Smith v. Berryhill, , was a United States Supreme Court case in which the court held that a Social Security Administration Appeals Council dismissal on timeliness grounds after a claimant has had an administrative law judge hearing on the merits is a final decision subject to judicial review.

== Background ==
The Social Security Act permits judicial review of "any final decision...after a hearing" by the Social Security Administration (SSA). Claimants for supplemental security income disability benefits under Title XVI of the Act must generally proceed through a four-step administrative process in order to obtain federal-court review: (1) seek an initial determination of eligibility; (2) seek reconsideration of that determination; (3) request a hearing before an administrative law judge (ALJ); and (4) seek review of the ALJ’s decision by the SSA's Appeals Council.

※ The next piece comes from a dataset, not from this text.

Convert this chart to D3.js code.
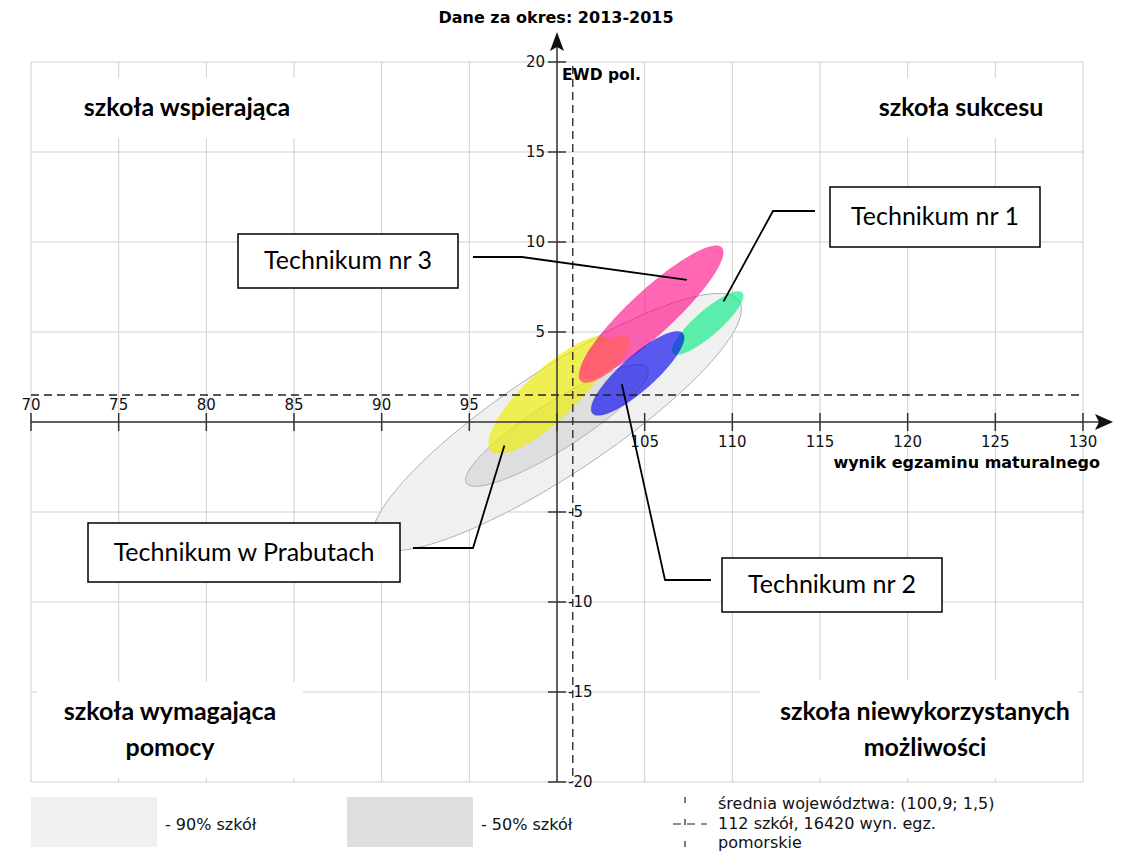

A request for Appeals Council review generally must be made within 60 days of receiving the ALJ’s ruling; if the claimant misses the deadline and cannot show good cause for doing so, the Appeals Council dismisses the request.

Petitioner Ricky Lee Smith’s claim for disability benefits under Title XVI was denied at the initial-determination stage, upon reconsideration, and on the merits after a hearing before an ALJ. The Appeals Council later dismissed Smith’s request for review as untimely. Smith sought judicial review of the dismissal in a federal district court, which held that it lacked jurisdiction to hear the suit. The Sixth Circuit affirmed, maintaining that the Appeals Council’s dismissal of an untimely petition is not a "final decision" subject to federal-court review.